Ancak türban, siyasi malzeme haline gelmişti bir kere.

Bu kez karşı taraf bunu siyasi koz olarak AKP’ye karşı kullanmaya başladı.

Üstüne üstlük, geleneksel başörtüsünü bile türban sınıfına sokup cepheyi iyice genişlettiler.

AKP’yi yıpratmak için, gerginlik oluşacağını bile bile, bunun ülkeye yarar sağlamayacağını göre göre türbanı, hatta başörtüsünü kullanmaya başladılar.

Bu karşılıklı kullanma ülkeye yarar getirmez.

Yarın AKP iyice gerilip, ‘Tamam, ben bunu referanduma götürüyorum’ derse ne olacak?

Bu ülkede yeni bir gerilim, yeni bir kargaşa yaratmayacak mı? Bu memleket bu gerilime sizce hazır mı?

Pis bir pist

ATATÜRK
Havalimanı’na yapılan ikinci pist dün Hürriyet’in manşetindeydi.

Yaklaşma yolundaki binalardan ötürü pist kullanılamıyormuş.

Güldüm. Binalar olmasa da o pist bir işe yaramayacak. Ve ben bunu yıllar önce yazdım.

Çünkü iki pist arasındaki mesafe standartların altında olduğu için o pist ancak yedek pist olabilir.

Ve pist inşa edilirken de bu biliniyordu.

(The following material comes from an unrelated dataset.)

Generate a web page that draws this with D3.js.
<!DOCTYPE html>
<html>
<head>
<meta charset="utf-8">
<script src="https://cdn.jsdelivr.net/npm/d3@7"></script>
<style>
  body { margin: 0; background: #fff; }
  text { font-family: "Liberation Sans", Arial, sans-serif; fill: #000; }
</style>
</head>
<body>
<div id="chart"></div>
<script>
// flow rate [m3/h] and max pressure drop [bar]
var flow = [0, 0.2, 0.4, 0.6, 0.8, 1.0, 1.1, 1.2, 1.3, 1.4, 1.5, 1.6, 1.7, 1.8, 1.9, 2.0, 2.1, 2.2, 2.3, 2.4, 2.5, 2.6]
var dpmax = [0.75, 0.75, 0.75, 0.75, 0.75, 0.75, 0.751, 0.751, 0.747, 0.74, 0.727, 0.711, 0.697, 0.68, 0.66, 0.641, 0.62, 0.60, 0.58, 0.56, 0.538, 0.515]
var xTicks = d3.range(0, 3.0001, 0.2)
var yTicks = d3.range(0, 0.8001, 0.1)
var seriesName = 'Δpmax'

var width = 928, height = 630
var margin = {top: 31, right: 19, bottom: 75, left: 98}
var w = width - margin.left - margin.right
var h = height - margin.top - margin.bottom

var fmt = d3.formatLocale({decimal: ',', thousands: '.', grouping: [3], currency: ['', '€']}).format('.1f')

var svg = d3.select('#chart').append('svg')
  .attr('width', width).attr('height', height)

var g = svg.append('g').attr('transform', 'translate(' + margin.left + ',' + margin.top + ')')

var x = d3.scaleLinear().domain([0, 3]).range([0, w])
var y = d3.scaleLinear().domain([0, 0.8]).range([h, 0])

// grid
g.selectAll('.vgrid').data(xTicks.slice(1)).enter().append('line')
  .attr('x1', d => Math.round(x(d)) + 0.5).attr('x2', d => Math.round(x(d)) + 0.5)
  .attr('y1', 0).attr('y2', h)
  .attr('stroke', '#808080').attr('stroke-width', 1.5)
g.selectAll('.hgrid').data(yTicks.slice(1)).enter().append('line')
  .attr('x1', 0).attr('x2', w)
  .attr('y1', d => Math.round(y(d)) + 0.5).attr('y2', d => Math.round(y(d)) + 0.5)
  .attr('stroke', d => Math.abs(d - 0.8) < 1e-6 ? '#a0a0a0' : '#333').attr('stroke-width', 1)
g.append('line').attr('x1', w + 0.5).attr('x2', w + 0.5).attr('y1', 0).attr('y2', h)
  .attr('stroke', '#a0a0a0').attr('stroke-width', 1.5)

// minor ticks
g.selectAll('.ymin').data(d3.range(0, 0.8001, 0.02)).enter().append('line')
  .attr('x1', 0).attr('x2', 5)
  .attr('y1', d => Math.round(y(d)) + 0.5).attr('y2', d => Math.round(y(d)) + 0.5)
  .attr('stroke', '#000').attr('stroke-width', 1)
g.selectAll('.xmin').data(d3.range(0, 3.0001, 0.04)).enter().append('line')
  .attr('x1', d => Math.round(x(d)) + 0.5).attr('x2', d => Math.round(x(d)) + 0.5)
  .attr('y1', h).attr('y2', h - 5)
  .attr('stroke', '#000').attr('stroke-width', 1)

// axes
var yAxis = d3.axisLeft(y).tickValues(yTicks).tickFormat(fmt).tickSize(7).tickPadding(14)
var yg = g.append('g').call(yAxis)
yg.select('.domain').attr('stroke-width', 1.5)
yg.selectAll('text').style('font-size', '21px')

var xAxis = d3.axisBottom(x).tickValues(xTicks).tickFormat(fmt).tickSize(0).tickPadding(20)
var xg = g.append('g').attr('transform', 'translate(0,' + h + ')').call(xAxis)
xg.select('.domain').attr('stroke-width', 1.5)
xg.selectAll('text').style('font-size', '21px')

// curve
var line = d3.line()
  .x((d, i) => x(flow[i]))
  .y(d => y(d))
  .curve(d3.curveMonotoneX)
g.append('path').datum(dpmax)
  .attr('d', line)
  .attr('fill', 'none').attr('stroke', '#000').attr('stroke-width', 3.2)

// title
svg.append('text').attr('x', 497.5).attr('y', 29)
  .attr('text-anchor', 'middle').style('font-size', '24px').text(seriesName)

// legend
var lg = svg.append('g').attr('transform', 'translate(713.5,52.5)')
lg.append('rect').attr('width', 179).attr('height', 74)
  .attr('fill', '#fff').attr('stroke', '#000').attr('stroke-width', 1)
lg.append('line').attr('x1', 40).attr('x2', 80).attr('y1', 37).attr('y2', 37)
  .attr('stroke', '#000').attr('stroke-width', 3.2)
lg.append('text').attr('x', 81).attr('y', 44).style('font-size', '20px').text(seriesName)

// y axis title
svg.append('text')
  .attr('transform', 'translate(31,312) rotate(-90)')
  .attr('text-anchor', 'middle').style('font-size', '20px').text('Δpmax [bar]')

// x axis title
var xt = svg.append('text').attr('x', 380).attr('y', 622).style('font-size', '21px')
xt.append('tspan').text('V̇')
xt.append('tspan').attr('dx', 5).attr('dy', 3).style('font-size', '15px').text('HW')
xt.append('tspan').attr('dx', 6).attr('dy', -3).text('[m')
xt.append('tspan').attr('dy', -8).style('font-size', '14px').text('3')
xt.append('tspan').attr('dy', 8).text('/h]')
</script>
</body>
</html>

O pisti şimdilerde Yüce Divan’da yargılanan bir siyasetçi, yakın dostu bir müteahhidi bataktan kurtarmak için yaptırdı. Gerçi müteahhidin kurtulmasına yetmedi ama devletin trilyonlarına mal oldu.

O pistin hikáyesini biraz yazayım da ‘aklınız’ dursun.

O pisti birileri şöyle bir incelemeye alsa, bakın altından neler çıkar.

Yanlış hatırlamıyorsam, pist o dönemde 1 trilyon liraya ihale edilince ben ‘Bu paraya bu iş olmaz’ diye kıyamet koparmıştım. Çünkü fiyat ‘dikkat çekecek kadar’ düşüktü.

Nitekim daha inşaat başlar başlamaz, avans olarak verilen hakediş miktarı, ihale bedelinin 5 katıydı.

Pistte hafriyat miktarı yüksek gösterilmiş, 2 kilometre öteye götürülen toprak 40 kilometreye taşınmış gibi rapor edilmiş, pistin dolgusunda kullanılan hafriyat aynı yerden alındığı halde uzaktan geldi gibi gösterilmiş ve büyük bir rezalet yaratılmıştı.

Şimdi o piste binalar yüzünden uçaklar inemiyormuş. Binalar yeni değil ki. Pist projelendirilirken de o binalar oradaydı.

Ama zaten o pist, uçak insin diye yapılmadı ki...

Birilerini kaldırmak için yapılmıştı. Ona bile yaramadı.

NE ZAMAN ADAM OLURUZ?

Hedefi yüksek toplumlar, hedefi alçak adamları lider yapmadıkları zaman.